**Given request**. What you return should match every record exactly, with the images removed.
=== The input ===
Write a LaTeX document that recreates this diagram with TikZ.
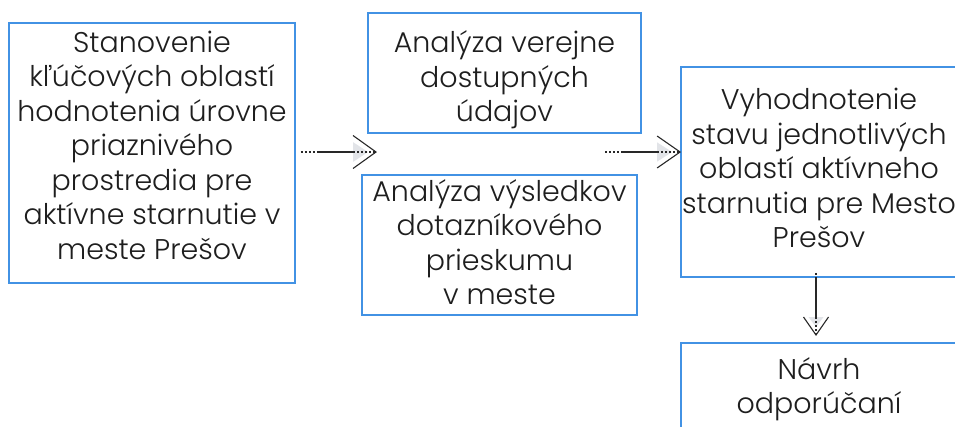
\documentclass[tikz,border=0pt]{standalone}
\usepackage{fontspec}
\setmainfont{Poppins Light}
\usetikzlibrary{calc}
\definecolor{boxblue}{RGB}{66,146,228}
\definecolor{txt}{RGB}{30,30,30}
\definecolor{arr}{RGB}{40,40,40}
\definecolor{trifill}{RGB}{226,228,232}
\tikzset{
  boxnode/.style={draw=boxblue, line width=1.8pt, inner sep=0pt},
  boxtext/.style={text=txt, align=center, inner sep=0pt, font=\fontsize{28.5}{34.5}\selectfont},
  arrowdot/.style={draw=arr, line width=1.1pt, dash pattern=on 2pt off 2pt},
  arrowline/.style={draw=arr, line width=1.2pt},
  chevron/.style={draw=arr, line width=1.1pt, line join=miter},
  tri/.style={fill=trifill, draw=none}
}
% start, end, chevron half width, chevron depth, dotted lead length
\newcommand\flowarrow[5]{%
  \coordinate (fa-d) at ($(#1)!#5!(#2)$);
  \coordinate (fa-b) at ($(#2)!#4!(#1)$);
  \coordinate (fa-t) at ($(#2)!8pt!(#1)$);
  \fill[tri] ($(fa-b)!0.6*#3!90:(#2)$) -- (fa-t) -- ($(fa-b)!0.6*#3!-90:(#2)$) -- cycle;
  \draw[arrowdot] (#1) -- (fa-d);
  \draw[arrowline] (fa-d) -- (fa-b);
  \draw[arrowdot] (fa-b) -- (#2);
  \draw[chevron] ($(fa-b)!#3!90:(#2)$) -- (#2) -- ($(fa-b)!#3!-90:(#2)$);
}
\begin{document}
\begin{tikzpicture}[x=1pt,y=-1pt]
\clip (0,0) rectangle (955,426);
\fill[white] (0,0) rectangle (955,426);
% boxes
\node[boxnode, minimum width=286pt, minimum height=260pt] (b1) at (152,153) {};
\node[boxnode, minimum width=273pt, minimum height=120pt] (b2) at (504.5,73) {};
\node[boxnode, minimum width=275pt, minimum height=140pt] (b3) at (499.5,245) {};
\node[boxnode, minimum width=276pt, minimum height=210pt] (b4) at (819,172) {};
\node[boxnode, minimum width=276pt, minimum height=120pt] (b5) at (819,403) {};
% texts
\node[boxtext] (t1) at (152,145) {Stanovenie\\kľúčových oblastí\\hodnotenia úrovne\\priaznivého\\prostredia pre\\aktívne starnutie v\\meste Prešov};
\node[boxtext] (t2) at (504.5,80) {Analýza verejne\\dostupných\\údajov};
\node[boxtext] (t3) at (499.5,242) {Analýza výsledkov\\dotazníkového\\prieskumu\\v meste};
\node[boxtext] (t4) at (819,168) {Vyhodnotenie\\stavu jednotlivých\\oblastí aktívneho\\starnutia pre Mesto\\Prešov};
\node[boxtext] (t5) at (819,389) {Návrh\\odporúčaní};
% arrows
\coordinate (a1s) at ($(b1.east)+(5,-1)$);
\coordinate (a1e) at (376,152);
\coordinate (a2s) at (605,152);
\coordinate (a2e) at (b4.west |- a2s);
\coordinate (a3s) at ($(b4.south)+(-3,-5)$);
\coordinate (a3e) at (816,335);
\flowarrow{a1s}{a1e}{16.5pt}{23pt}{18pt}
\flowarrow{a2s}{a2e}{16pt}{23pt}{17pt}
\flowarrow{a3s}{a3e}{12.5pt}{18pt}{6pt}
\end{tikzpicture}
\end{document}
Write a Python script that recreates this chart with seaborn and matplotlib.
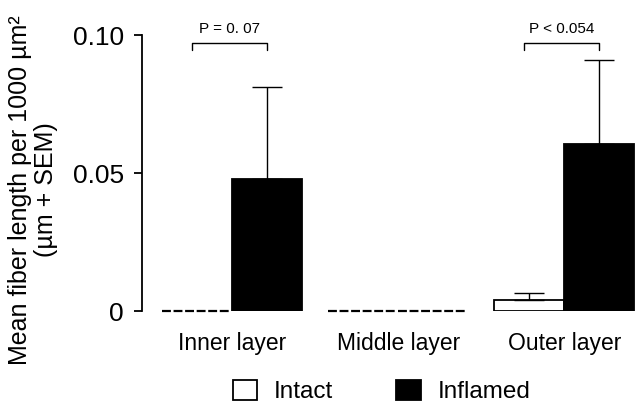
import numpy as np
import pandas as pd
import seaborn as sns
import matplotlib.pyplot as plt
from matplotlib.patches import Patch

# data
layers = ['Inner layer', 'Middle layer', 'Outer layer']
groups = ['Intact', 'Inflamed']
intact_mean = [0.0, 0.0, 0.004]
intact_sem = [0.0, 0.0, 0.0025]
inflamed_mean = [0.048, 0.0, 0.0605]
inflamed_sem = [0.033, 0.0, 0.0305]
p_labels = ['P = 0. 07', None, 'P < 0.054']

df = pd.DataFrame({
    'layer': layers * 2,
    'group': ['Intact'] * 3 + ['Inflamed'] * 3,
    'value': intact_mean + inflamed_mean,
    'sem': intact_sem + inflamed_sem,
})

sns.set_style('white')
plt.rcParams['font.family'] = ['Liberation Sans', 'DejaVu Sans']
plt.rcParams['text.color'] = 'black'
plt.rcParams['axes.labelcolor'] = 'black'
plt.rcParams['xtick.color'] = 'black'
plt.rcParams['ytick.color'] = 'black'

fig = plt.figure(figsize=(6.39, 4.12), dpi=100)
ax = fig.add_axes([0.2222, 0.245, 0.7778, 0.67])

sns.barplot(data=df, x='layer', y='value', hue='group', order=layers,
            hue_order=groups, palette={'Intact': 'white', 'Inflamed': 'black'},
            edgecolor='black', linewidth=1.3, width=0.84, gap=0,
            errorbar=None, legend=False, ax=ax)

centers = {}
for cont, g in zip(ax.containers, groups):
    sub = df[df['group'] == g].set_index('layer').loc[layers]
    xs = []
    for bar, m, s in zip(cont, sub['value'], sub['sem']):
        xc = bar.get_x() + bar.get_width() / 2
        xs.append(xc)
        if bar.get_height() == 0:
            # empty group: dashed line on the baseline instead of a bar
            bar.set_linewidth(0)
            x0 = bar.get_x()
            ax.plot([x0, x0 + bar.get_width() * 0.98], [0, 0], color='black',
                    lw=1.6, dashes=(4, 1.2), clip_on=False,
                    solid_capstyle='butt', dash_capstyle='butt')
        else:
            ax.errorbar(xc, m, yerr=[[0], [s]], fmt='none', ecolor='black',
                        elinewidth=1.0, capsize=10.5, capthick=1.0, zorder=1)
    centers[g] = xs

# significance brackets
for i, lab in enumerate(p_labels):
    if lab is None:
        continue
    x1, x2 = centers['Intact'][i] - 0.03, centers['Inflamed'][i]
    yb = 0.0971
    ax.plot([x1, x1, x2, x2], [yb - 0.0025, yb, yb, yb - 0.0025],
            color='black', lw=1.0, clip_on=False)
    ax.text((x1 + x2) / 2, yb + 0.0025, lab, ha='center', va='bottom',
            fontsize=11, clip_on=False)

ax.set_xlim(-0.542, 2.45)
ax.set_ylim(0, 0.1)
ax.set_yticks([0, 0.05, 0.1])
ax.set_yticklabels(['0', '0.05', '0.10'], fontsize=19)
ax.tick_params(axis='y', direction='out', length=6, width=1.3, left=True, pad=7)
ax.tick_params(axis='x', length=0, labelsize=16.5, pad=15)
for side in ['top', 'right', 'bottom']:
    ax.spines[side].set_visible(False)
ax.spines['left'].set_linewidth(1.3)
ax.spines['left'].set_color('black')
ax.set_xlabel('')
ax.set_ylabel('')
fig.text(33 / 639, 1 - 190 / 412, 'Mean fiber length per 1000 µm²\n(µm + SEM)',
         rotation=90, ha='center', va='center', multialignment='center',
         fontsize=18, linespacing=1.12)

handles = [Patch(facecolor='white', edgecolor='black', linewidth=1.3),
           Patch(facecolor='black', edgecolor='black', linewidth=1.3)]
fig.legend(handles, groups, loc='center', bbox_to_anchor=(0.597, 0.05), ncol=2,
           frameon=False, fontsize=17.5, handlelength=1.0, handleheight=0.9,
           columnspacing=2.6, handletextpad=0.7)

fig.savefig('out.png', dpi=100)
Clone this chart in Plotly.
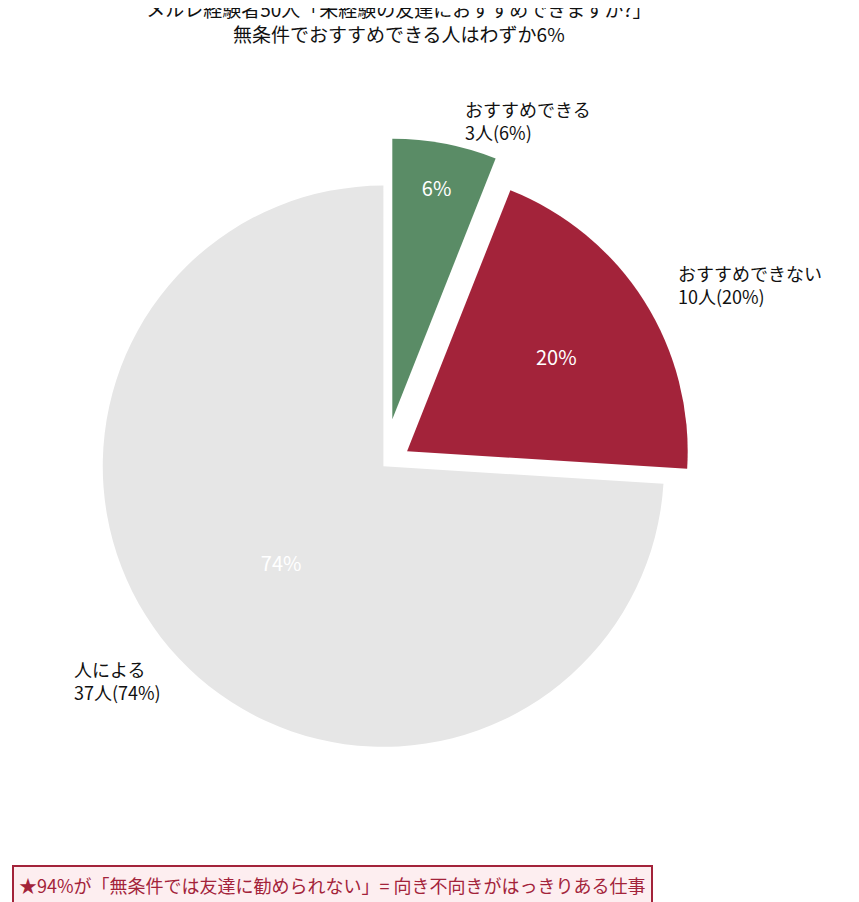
===
**Exercise response**.
Write a LaTeX document that recreates this diagram with TikZ.
\documentclass[tikz,border=0pt]{standalone}
\usepackage{fontspec}
\setmainfont{Poppins Light}
\usetikzlibrary{calc}
\definecolor{boxblue}{RGB}{66,146,228}
\definecolor{txt}{RGB}{30,30,30}
\definecolor{arr}{RGB}{40,40,40}
\definecolor{trifill}{RGB}{226,228,232}
\tikzset{
  boxnode/.style={draw=boxblue, line width=1.8pt, inner sep=0pt},
  boxtext/.style={text=txt, align=center, inner sep=0pt, font=\fontsize{28.5}{34.5}\selectfont},
  arrowdot/.style={draw=arr, line width=1.1pt, dash pattern=on 2pt off 2pt},
  arrowline/.style={draw=arr, line width=1.2pt},
  chevron/.style={draw=arr, line width=1.1pt, line join=miter},
  tri/.style={fill=trifill, draw=none}
}
% start, end, chevron half width, chevron depth, dotted lead length
\newcommand\flowarrow[5]{%
  \coordinate (fa-d) at ($(#1)!#5!(#2)$);
  \coordinate (fa-b) at ($(#2)!#4!(#1)$);
  \coordinate (fa-t) at ($(#2)!8pt!(#1)$);
  \fill[tri] ($(fa-b)!0.6*#3!90:(#2)$) -- (fa-t) -- ($(fa-b)!0.6*#3!-90:(#2)$) -- cycle;
  \draw[arrowdot] (#1) -- (fa-d);
  \draw[arrowline] (fa-d) -- (fa-b);
  \draw[arrowdot] (fa-b) -- (#2);
  \draw[chevron] ($(fa-b)!#3!90:(#2)$) -- (#2) -- ($(fa-b)!#3!-90:(#2)$);
}
\begin{document}
\begin{tikzpicture}[x=1pt,y=-1pt]
\clip (0,0) rectangle (955,426);
\fill[white] (0,0) rectangle (955,426);
% boxes
\node[boxnode, minimum width=286pt, minimum height=260pt] (b1) at (152,153) {};
\node[boxnode, minimum width=273pt, minimum height=120pt] (b2) at (504.5,73) {};
\node[boxnode, minimum width=275pt, minimum height=140pt] (b3) at (499.5,245) {};
\node[boxnode, minimum width=276pt, minimum height=210pt] (b4) at (819,172) {};
\node[boxnode, minimum width=276pt, minimum height=120pt] (b5) at (819,403) {};
% texts
\node[boxtext] (t1) at (152,145) {Stanovenie\\kľúčových oblastí\\hodnotenia úrovne\\priaznivého\\prostredia pre\\aktívne starnutie v\\meste Prešov};
\node[boxtext] (t2) at (504.5,80) {Analýza verejne\\dostupných\\údajov};
\node[boxtext] (t3) at (499.5,242) {Analýza výsledkov\\dotazníkového\\prieskumu\\v meste};
\node[boxtext] (t4) at (819,168) {Vyhodnotenie\\stavu jednotlivých\\oblastí aktívneho\\starnutia pre Mesto\\Prešov};
\node[boxtext] (t5) at (819,389) {Návrh\\odporúčaní};
% arrows
\coordinate (a1s) at ($(b1.east)+(5,-1)$);
\coordinate (a1e) at (376,152);
\coordinate (a2s) at (605,152);
\coordinate (a2e) at (b4.west |- a2s);
\coordinate (a3s) at ($(b4.south)+(-3,-5)$);
\coordinate (a3e) at (816,335);
\flowarrow{a1s}{a1e}{16.5pt}{23pt}{18pt}
\flowarrow{a2s}{a2e}{16pt}{23pt}{17pt}
\flowarrow{a3s}{a3e}{12.5pt}{18pt}{6pt}
\end{tikzpicture}
\end{document}
Write a Python script that recreates this chart with seaborn and matplotlib.
import numpy as np
import pandas as pd
import seaborn as sns
import matplotlib.pyplot as plt
from matplotlib.patches import Patch

# data
layers = ['Inner layer', 'Middle layer', 'Outer layer']
groups = ['Intact', 'Inflamed']
intact_mean = [0.0, 0.0, 0.004]
intact_sem = [0.0, 0.0, 0.0025]
inflamed_mean = [0.048, 0.0, 0.0605]
inflamed_sem = [0.033, 0.0, 0.0305]
p_labels = ['P = 0. 07', None, 'P < 0.054']

df = pd.DataFrame({
    'layer': layers * 2,
    'group': ['Intact'] * 3 + ['Inflamed'] * 3,
    'value': intact_mean + inflamed_mean,
    'sem': intact_sem + inflamed_sem,
})

sns.set_style('white')
plt.rcParams['font.family'] = ['Liberation Sans', 'DejaVu Sans']
plt.rcParams['text.color'] = 'black'
plt.rcParams['axes.labelcolor'] = 'black'
plt.rcParams['xtick.color'] = 'black'
plt.rcParams['ytick.color'] = 'black'

fig = plt.figure(figsize=(6.39, 4.12), dpi=100)
ax = fig.add_axes([0.2222, 0.245, 0.7778, 0.67])

sns.barplot(data=df, x='layer', y='value', hue='group', order=layers,
            hue_order=groups, palette={'Intact': 'white', 'Inflamed': 'black'},
            edgecolor='black', linewidth=1.3, width=0.84, gap=0,
            errorbar=None, legend=False, ax=ax)

centers = {}
for cont, g in zip(ax.containers, groups):
    sub = df[df['group'] == g].set_index('layer').loc[layers]
    xs = []
    for bar, m, s in zip(cont, sub['value'], sub['sem']):
        xc = bar.get_x() + bar.get_width() / 2
        xs.append(xc)
        if bar.get_height() == 0:
            # empty group: dashed line on the baseline instead of a bar
            bar.set_linewidth(0)
            x0 = bar.get_x()
            ax.plot([x0, x0 + bar.get_width() * 0.98], [0, 0], color='black',
                    lw=1.6, dashes=(4, 1.2), clip_on=False,
                    solid_capstyle='butt', dash_capstyle='butt')
        else:
            ax.errorbar(xc, m, yerr=[[0], [s]], fmt='none', ecolor='black',
                        elinewidth=1.0, capsize=10.5, capthick=1.0, zorder=1)
    centers[g] = xs

# significance brackets
for i, lab in enumerate(p_labels):
    if lab is None:
        continue
    x1, x2 = centers['Intact'][i] - 0.03, centers['Inflamed'][i]
    yb = 0.0971
    ax.plot([x1, x1, x2, x2], [yb - 0.0025, yb, yb, yb - 0.0025],
            color='black', lw=1.0, clip_on=False)
    ax.text((x1 + x2) / 2, yb + 0.0025, lab, ha='center', va='bottom',
            fontsize=11, clip_on=False)

ax.set_xlim(-0.542, 2.45)
ax.set_ylim(0, 0.1)
ax.set_yticks([0, 0.05, 0.1])
ax.set_yticklabels(['0', '0.05', '0.10'], fontsize=19)
ax.tick_params(axis='y', direction='out', length=6, width=1.3, left=True, pad=7)
ax.tick_params(axis='x', length=0, labelsize=16.5, pad=15)
for side in ['top', 'right', 'bottom']:
    ax.spines[side].set_visible(False)
ax.spines['left'].set_linewidth(1.3)
ax.spines['left'].set_color('black')
ax.set_xlabel('')
ax.set_ylabel('')
fig.text(33 / 639, 1 - 190 / 412, 'Mean fiber length per 1000 µm²\n(µm + SEM)',
         rotation=90, ha='center', va='center', multialignment='center',
         fontsize=18, linespacing=1.12)

handles = [Patch(facecolor='white', edgecolor='black', linewidth=1.3),
           Patch(facecolor='black', edgecolor='black', linewidth=1.3)]
fig.legend(handles, groups, loc='center', bbox_to_anchor=(0.597, 0.05), ncol=2,
           frameon=False, fontsize=17.5, handlelength=1.0, handleheight=0.9,
           columnspacing=2.6, handletextpad=0.7)

fig.savefig('out.png', dpi=100)
Clone this chart in Plotly.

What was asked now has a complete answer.